WHAT IS ASKED: Leaving out all pictures, reproduce the entries below exactly, from the first line through the line that contains "2800, 3000, 3200];".

EXTRACTED RECORDS:
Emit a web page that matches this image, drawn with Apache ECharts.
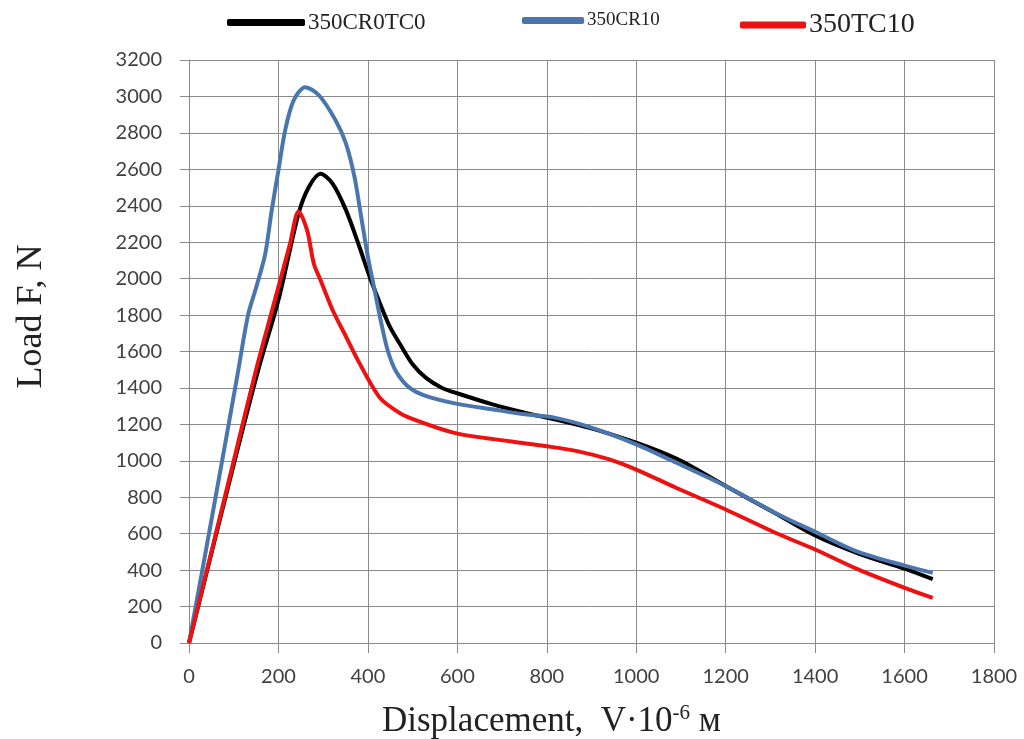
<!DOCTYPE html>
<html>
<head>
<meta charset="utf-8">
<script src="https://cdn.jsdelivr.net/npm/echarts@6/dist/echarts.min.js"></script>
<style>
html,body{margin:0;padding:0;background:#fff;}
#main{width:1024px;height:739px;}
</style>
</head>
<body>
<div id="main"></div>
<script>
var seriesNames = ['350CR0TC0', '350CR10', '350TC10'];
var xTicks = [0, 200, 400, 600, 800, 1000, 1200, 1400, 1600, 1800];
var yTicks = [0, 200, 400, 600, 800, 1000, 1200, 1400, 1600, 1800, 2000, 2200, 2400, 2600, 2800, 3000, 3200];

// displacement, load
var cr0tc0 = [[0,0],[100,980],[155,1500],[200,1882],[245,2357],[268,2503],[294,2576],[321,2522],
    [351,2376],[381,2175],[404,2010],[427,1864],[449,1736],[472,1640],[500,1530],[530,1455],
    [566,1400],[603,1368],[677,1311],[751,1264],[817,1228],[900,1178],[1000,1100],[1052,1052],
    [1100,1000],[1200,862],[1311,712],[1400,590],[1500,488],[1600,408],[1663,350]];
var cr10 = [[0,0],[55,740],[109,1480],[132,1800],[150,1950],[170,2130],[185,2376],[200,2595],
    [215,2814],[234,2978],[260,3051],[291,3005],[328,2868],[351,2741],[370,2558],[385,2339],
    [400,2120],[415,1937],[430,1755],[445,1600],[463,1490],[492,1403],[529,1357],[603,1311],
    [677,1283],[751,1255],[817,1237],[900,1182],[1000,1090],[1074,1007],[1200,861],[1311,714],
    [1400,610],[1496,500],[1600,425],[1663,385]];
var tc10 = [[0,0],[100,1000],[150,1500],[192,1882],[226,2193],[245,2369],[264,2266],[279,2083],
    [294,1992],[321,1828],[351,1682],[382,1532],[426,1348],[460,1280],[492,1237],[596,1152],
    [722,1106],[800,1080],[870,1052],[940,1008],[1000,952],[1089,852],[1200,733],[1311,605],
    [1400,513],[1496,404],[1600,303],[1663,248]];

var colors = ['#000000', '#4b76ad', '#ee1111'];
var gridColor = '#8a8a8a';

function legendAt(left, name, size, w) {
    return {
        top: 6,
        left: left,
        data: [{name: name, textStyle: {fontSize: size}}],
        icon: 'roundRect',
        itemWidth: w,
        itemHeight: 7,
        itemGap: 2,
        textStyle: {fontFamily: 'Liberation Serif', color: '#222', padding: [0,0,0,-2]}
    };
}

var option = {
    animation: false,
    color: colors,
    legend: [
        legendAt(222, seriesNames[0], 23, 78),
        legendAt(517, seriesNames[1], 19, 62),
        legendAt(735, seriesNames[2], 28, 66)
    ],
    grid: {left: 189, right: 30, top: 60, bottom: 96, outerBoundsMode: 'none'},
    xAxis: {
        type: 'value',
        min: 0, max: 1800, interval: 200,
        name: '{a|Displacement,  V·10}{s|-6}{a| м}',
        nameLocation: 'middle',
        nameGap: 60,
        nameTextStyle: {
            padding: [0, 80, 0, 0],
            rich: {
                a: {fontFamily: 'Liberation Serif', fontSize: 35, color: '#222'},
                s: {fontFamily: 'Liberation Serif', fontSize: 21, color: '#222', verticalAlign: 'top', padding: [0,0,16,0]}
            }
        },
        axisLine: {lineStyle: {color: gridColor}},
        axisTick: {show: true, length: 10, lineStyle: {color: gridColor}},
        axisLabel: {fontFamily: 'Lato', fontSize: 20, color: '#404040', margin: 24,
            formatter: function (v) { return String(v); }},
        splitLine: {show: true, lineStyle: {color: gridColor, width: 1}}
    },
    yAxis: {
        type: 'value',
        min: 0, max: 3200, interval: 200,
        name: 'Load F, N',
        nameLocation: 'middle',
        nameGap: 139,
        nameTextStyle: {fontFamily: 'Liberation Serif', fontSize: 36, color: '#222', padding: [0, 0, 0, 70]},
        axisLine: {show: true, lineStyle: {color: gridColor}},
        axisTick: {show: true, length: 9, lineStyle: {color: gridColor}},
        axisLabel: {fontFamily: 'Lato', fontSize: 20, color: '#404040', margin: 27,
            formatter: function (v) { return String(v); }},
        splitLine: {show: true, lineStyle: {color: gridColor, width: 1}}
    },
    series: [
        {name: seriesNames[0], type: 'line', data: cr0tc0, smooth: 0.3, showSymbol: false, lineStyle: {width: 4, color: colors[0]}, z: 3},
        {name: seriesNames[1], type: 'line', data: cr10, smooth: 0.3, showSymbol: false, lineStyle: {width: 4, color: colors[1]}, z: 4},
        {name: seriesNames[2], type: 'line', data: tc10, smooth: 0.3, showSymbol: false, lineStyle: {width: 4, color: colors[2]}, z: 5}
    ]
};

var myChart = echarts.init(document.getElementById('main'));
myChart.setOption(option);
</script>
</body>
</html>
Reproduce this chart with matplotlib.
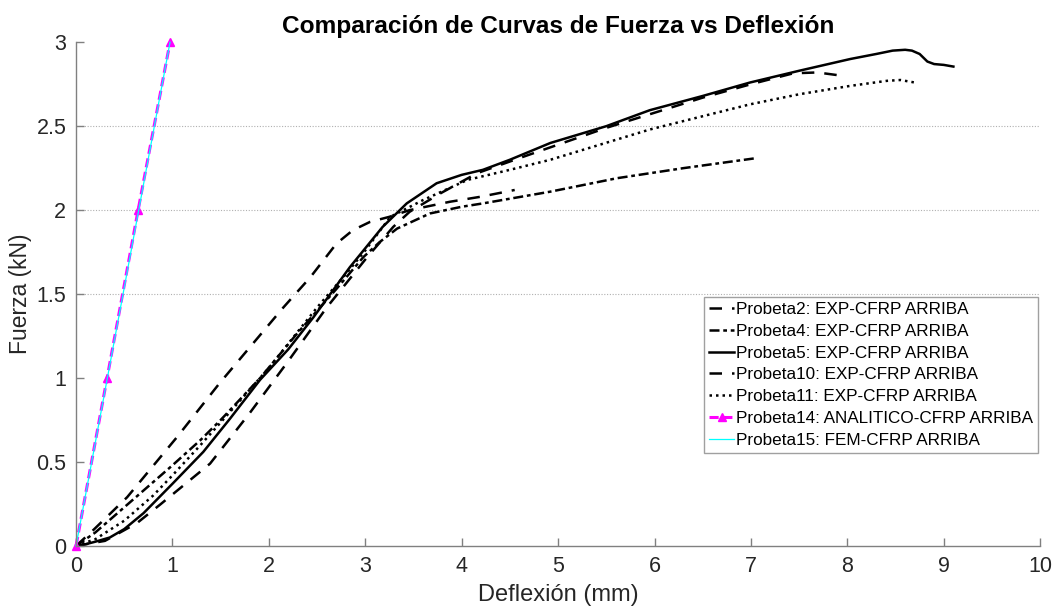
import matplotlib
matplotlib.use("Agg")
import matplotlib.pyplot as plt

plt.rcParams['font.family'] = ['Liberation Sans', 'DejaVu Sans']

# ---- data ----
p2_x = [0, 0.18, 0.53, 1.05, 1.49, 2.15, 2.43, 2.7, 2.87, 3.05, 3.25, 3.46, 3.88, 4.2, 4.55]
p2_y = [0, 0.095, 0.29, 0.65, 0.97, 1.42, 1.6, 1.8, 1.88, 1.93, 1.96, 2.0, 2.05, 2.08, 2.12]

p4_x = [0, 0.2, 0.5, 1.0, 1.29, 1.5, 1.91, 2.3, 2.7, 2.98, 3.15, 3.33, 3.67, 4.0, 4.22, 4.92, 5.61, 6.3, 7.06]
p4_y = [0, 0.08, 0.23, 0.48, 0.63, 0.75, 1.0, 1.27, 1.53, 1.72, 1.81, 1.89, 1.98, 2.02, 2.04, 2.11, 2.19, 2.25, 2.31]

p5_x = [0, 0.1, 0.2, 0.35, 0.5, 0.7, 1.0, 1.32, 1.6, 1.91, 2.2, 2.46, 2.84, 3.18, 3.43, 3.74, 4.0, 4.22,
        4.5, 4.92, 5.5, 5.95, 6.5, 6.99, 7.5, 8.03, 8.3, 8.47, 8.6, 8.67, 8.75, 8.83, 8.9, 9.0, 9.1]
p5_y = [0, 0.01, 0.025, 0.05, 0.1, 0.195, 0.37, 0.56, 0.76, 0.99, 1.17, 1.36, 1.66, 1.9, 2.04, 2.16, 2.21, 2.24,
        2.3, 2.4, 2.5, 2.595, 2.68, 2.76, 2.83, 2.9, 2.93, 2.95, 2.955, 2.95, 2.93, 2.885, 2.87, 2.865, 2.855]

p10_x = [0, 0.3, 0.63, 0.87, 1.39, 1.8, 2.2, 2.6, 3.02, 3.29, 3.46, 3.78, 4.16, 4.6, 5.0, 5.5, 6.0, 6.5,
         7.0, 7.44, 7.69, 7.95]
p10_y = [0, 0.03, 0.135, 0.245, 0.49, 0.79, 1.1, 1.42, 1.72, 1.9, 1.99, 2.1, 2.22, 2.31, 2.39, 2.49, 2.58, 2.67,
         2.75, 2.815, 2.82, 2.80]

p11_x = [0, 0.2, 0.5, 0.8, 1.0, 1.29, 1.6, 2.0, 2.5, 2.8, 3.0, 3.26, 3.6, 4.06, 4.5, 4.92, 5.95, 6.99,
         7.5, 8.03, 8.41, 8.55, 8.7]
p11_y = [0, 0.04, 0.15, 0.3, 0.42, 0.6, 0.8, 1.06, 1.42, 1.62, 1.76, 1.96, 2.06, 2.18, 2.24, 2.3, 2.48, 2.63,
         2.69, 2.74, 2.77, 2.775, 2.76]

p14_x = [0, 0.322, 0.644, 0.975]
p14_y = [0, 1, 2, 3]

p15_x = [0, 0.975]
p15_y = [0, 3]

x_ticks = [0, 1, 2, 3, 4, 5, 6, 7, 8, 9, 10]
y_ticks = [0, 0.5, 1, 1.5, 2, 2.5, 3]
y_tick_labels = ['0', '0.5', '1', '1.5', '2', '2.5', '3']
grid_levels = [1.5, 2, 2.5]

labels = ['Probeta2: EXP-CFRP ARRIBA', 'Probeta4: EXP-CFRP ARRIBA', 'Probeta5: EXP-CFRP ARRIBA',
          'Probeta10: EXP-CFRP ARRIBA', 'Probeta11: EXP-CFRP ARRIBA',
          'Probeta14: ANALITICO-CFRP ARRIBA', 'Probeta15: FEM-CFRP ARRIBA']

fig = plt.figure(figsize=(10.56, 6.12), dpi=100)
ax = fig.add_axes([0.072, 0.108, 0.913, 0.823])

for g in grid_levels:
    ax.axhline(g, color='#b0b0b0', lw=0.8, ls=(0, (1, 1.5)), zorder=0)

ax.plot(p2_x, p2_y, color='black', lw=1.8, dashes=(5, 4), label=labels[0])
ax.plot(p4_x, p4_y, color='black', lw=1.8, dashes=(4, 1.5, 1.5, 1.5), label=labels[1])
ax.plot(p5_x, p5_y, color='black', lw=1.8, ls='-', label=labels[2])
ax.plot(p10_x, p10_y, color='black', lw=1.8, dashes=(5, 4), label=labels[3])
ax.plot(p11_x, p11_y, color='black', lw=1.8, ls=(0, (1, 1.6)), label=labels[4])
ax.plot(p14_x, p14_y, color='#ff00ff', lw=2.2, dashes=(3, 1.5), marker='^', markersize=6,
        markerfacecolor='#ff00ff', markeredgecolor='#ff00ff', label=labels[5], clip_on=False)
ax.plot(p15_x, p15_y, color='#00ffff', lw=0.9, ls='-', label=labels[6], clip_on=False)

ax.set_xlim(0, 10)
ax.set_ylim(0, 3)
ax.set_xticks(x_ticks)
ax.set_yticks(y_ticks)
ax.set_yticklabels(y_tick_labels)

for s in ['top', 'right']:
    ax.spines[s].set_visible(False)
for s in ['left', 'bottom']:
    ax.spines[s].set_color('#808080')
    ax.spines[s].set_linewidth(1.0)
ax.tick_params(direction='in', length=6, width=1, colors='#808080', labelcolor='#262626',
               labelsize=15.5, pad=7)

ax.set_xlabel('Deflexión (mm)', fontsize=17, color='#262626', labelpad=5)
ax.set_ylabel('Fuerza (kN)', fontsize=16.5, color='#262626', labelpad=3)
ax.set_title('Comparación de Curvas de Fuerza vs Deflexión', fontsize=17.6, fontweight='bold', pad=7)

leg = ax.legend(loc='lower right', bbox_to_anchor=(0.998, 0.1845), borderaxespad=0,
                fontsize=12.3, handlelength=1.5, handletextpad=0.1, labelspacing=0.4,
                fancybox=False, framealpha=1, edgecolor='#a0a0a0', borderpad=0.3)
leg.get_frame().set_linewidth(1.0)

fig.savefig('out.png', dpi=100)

ANSWER FOR THIS EXERCISE:
Emit a web page that matches this image, drawn with Apache ECharts.
<!DOCTYPE html>
<html>
<head>
<meta charset="utf-8">
<script src="https://cdn.jsdelivr.net/npm/echarts@6/dist/echarts.min.js"></script>
<style>
html,body{margin:0;padding:0;background:#fff;}
#main{width:1024px;height:739px;}
</style>
</head>
<body>
<div id="main"></div>
<script>
var seriesNames = ['350CR0TC0', '350CR10', '350TC10'];
var xTicks = [0, 200, 400, 600, 800, 1000, 1200, 1400, 1600, 1800];
var yTicks = [0, 200, 400, 600, 800, 1000, 1200, 1400, 1600, 1800, 2000, 2200, 2400, 2600, 2800, 3000, 3200];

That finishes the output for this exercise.